Intentionally or not, sources said, Cohen-Watnick created a perception of the White House bypassing intelligence chiefs – right as Trump was tweeting his disapproval of US intelligence, which he considered to be on a politicized witch-hunt to tie him to the Kremlin.

“On a procedural level, it would be odd for a senior director to reach down into the bowels of intelligence agencies. There’s a chain of command to go through,” said a different former senior intelligence official.

The removal of the CIA liaison had immediate consequences, sources said. Among the liaison’s tasks were providing visibility for NSC officials into classified programs. That process stalled in the first weeks after the liaison returned to the CIA, but has since been sorted out.

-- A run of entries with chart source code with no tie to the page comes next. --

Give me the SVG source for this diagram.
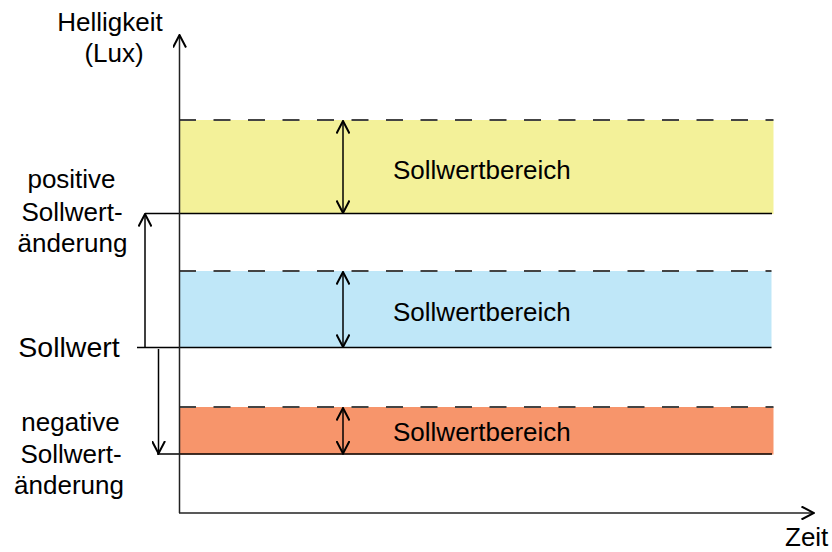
<svg xmlns="http://www.w3.org/2000/svg" width="832" height="552" viewBox="0 0 832 552">
<style>
text{font-family:"Liberation Sans",Arial,sans-serif;font-size:26px;fill:#000}
.big{font-size:28.5px}
.dash{stroke:#444;stroke-width:2;stroke-dasharray:17 17.5;fill:none}
.solid{stroke:#000;stroke-width:1.5;fill:none}
.axis{stroke:#222;stroke-width:1.5;fill:none}
.arr{stroke:#000;stroke-width:1.5;fill:none}
</style>
<defs>
<marker id="ah" viewBox="0 0 14 14" refX="13" refY="7" markerWidth="14" markerHeight="14" markerUnits="userSpaceOnUse" orient="auto-start-reverse">
<path d="M0.5,0.5 L13,7 L0.5,13.5" fill="none" stroke="#000" stroke-width="2"/>
</marker>
</defs>
<rect width="832" height="552" fill="#fff"/>
<g id="band-yellow">
<rect x="179" y="120" width="594.5" height="94" fill="#F3F199"/>
<line class="dash" x1="179" y1="120" x2="773.5" y2="120"/>
<line class="solid" x1="145" y1="213.5" x2="772" y2="213.5"/>
<text x="393" y="179">Sollwertbereich</text>
</g>
<g id="band-blue">
<rect x="179" y="271" width="592.5" height="77" fill="#BFE7F8"/>
<line class="dash" x1="179" y1="271" x2="771.5" y2="271"/>
<line class="solid" x1="137" y1="347.5" x2="771.5" y2="347.5"/>
<text x="393" y="321">Sollwertbereich</text>
</g>
<g id="band-orange">
<rect x="179" y="407" width="594.5" height="47.5" fill="#F7956B"/>
<line class="dash" x1="179" y1="407" x2="773.5" y2="407"/>
<line class="solid" x1="157" y1="454" x2="772" y2="454"/>
<text x="393" y="441">Sollwertbereich</text>
</g>
<g id="axes">
<line class="axis" x1="179.5" y1="513" x2="179.5" y2="35" marker-end="url(#ah)"/>
<line class="axis" x1="179" y1="513" x2="814" y2="513" marker-end="url(#ah)"/>
</g>
<g id="labels">
<text x="110" y="31" text-anchor="middle">Helligkeit</text>
<text x="114" y="62" text-anchor="middle">(Lux)</text>
<text x="71.5" y="188" text-anchor="middle">positive</text>
<text x="72" y="221" text-anchor="middle">Sollwert-</text>
<text x="72.5" y="252" text-anchor="middle">änderung</text>
<text class="big" x="69" y="357" text-anchor="middle">Sollwert</text>
<text x="70.5" y="431" text-anchor="middle">negative</text>
<text x="71" y="463" text-anchor="middle">Sollwert-</text>
<text x="69" y="494" text-anchor="middle">änderung</text>
<text x="785" y="546">Zeit</text>
</g>
<g id="connectors">
<line class="arr" x1="343" y1="121" x2="343" y2="213" marker-start="url(#ah)" marker-end="url(#ah)"/>
<line class="arr" x1="343" y1="272" x2="343" y2="347" marker-start="url(#ah)" marker-end="url(#ah)"/>
<line class="arr" x1="343" y1="408" x2="343" y2="453.5" marker-start="url(#ah)" marker-end="url(#ah)"/>
<line class="arr" x1="145" y1="347.5" x2="145" y2="214" marker-end="url(#ah)"/>
<line class="arr" x1="158.5" y1="349" x2="158.5" y2="453.5" marker-end="url(#ah)"/>
</g>
</svg>
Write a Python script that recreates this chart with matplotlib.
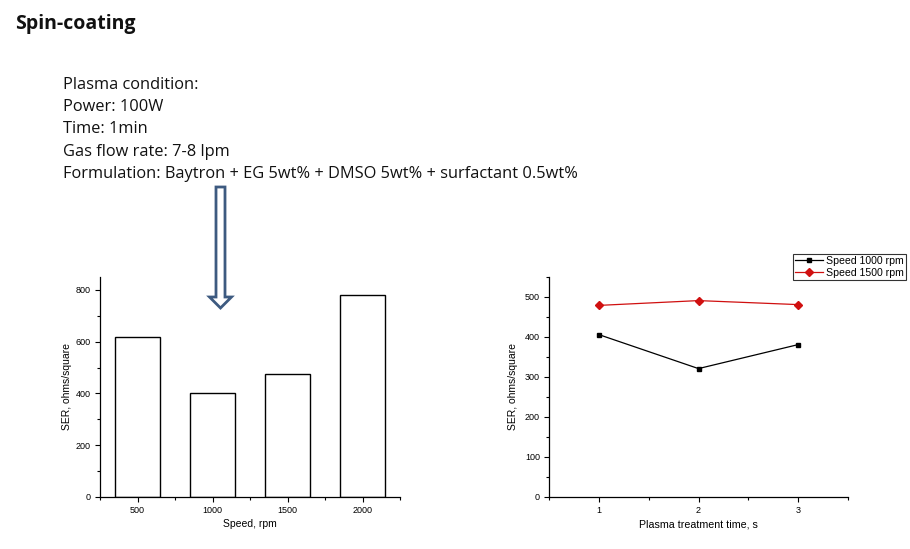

In recent weeks, as McMaster has accrued power at the expense of both the Flynn loyalists supporters and Bannon, the White House war with the intelligence agencies has waned. Last week Mike Pompeo made his first speech as CIA director, and insisted to his Washington thinktank audience that the agency and the president had turned a corner in their relationship.

But it may be an unsteady equilibrium, particularly as the inquiries into Russia progress. Cohen-Watnick remains in his job.

Two weeks after his forced dismissal, several colleagues threw a going-away party for the retired marine officer at the Army-Navy Club on Farragut Square, a few blocks from the White House. At least a dozen NSC staffers attended to fete the now-ex CIA liaison.